Según Drácula, la leyenda jamás contada, hay que asumir que aquello que no conocemos obedece a los cánones de las clásicas historias de folletín de usar y tirar. La película se adscribe así a la gran nueva costumbre de la gran industria, en la que el más mediocre cine de segunda fila queda disfrazado de gran evento a través de un pomposo título que lo vincula con un tema de renombre, con una antigua franquicia de éxito o con un mito del pasado.
Lo cierto es que este Drácula podría encontrar a su verdadero público bajo el nombre de un héroe anónimo, y no obligado a una funesta comparación con el material literario del personaje original o a la sombra de todo el corpus cinematográfico que ya tiene a sus espaldas.
Conviene observar ante qué tipo de película nos encontramos cuando el sonido de una espada al desenvainarse eclipsa al resto de la banda sonora. Un detalle revelador. Y es así porque a la película le interesan especialmente los combates y la fuerza bruta, el auténtico reclamo. En ese sentido el film tiene más que ver con un revoltijo del imaginario bárbaro que con cualquier aspecto relativo al mito original. En otras palabras, se utiliza aquí el título para una suerte de subsistencia comercial, convocando incluso de manera explícita al imaginario visual de la adaptación de Coppola, al tiempo que se simplifican las posibilidades del personaje implicado hasta convertirlo en un guerrero sin personalidad propia.
Para introducir a Vlad en el universo vampírico, la cinta propone una trama endeble y primitiva, en la que el guerrero, entre la espada y la pared, debe sacrificarse para poder salvar a todo su pueblo. A partir de ahí el personaje no sólo obtiene las habilidades propias del mito del vampiro sino que también adquiere poderes mágicos. No es de extrañar que las fuerzas de Drácula aquí se multipliquen: el mito al que se acerca la película es célebre por su sutileza, por las habilidades que no se muestran, que no son visibles. En Drácula, la leyenda jamás contada no existe sutileza alguna y por tanto las nuevas habilidades del personaje deben hacerse visibles, lo más espectaculares posibles para poder exhibirlas, para hacerlas explícitas.
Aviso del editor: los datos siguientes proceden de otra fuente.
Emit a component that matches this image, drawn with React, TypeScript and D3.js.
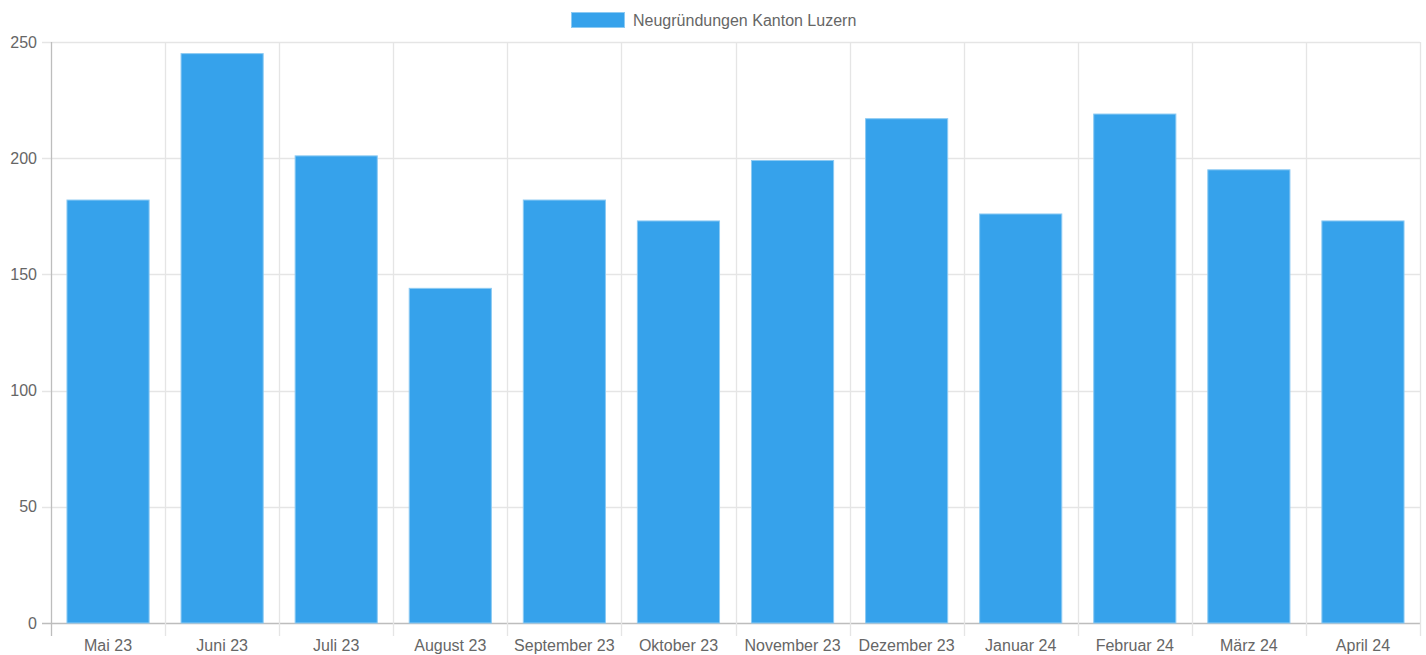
import React, { useEffect, useRef } from 'react';
import * as d3 from 'd3';

const months = ['Mai 23', 'Juni 23', 'Juli 23', 'August 23', 'September 23', 'Oktober 23',
  'November 23', 'Dezember 23', 'Januar 24', 'Februar 24', 'März 24', 'April 24'];
const counts = [182, 245, 201, 144, 182, 173, 199, 217, 176, 219, 195, 173];
const yTicks = [0, 50, 100, 150, 200, 250];
const seriesName = 'Neugründungen Kanton Luzern';

const W = 1426;
const H = 655;
const FONT = '"Helvetica Neue", Helvetica, Arial, "Liberation Sans", sans-serif';

export default function App() {
  const ref = useRef<SVGSVGElement>(null);

  useEffect(() => {
    const svg = d3.select(ref.current);
    svg.selectAll('*').remove();

    const left = 51, right = 1420, top = 42, bottom = 623;

    const x = d3.scaleBand().domain(months).range([left, right]);
    const y = d3.scaleLinear().domain([0, 250]).range([bottom, top]);

    // horizontal grid + y ticks
    const gy = svg.append('g');
    gy.selectAll('line.h')
      .data(yTicks)
      .enter()
      .append('line')
      .attr('x1', left - 9)
      .attr('x2', right)
      .attr('y1', d => Math.round(y(d)) + 0.5)
      .attr('y2', d => Math.round(y(d)) + 0.5)
      .attr('stroke', d => (d === 0 ? '#bdbdbd' : '#e5e5e5'))
      .attr('stroke-width', 1.3);
    gy.selectAll('text')
      .data(yTicks)
      .enter()
      .append('text')
      .attr('x', left - 14)
      .attr('y', d => y(d))
      .attr('dy', '0.35em')
      .attr('text-anchor', 'end')
      .attr('font-family', FONT)
      .attr('font-size', 16)
      .attr('fill', '#666')
      .text(d => d);

    // vertical grid at category edges
    const edges = months.map(m => x(m) as number).concat([right]);
    svg.append('g')
      .selectAll('line')
      .data(edges)
      .enter()
      .append('line')
      .attr('x1', d => Math.round(d) + 0.5)
      .attr('x2', d => Math.round(d) + 0.5)
      .attr('y1', top)
      .attr('y2', bottom + 13)
      .attr('stroke', (d, i) => (i === 0 ? '#bdbdbd' : '#e5e5e5'))
      .attr('stroke-width', 1.3);

    // bars
    const bw = x.bandwidth() * 0.72;
    svg.append('g')
      .selectAll('rect')
      .data(counts)
      .enter()
      .append('rect')
      .attr('x', (d, i) => (x(months[i]) as number) + (x.bandwidth() - bw) / 2)
      .attr('y', d => y(d))
      .attr('width', bw)
      .attr('height', d => bottom - y(d))
      .attr('fill', '#36a2eb')
      .attr('stroke', '#8ccaf3')
      .attr('stroke-width', 1);

    // x labels
    svg.append('g')
      .selectAll('text')
      .data(months)
      .enter()
      .append('text')
      .attr('x', d => (x(d) as number) + x.bandwidth() / 2)
      .attr('y', 651)
      .attr('text-anchor', 'middle')
      .attr('font-family', FONT)
      .attr('font-size', 16)
      .attr('fill', '#666')
      .text(d => d);

    // legend
    const lg = svg.append('g');
    lg.append('rect')
      .attr('x', 571.5)
      .attr('y', 12.5)
      .attr('width', 53)
      .attr('height', 15)
      .attr('fill', '#36a2eb')
      .attr('stroke', '#8ccaf3')
      .attr('stroke-width', 1);
    lg.append('text')
      .attr('x', 633)
      .attr('y', 20)
      .attr('dy', '0.35em')
      .attr('font-family', FONT)
      .attr('font-size', 16)
      .attr('fill', '#666')
      .text(seriesName);
  }, []);

  return (
    <svg
      ref={ref}
      width={W}
      height={H}
      style={{ position: 'absolute', left: 0, top: 0, background: '#fff' }}
    />
  );
}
Pero no es en la batalla donde la película palidece, pues hay en toda ella un especial esfuerzo en la profusión de efectos especiales e incluso hay ideas a nivel visual tan sorprendentes como interesantes (un combate que sólo contemplamos a través del reflejo en la hoja de una espada), sino que es cuando trata de recuperar todo ese trasfondo amoroso propio de la novela original cuando pueden verse todas las costuras del relato, especialmente a nivel narrativo. Cuando Vlad debe lidiar con su amada (la estupenda Sarah Gadon), la cinta se vuelve tosca, los diálogos impostados, su materia hueca se asienta en el tópico. Todo acercamiento al espíritu romántico del material de partida se salda con resultados anodinos en el mejor de los casos, cuando no cae en lo ridículo.
De ahí que la simplicidad de los materiales que maneja finalmente pueda empujar al desinterés a más de un espectador. La película, sin embargo, parece tener muy claras sus intenciones, en esa sana ingenuidad, ese impermeable ensimismamiento que la empuja hacia delante: la lucha de espadas, el sonido del metal, la sangre derramada, ejércitos enteros que caen aplastados por voluntad de la magia negra… En fin, un pobre espectáculo estético en íntima relación con las limitaciones de la propuesta en todas sus vertientes. La experiencia más dolorosa cuando uno ve Drácula, la leyenda jamás contada no es entender que no hay siquiera un ánimo de reescribir el original, sino que aquel nombre ha sido convocado únicamente como licencia, como excusa.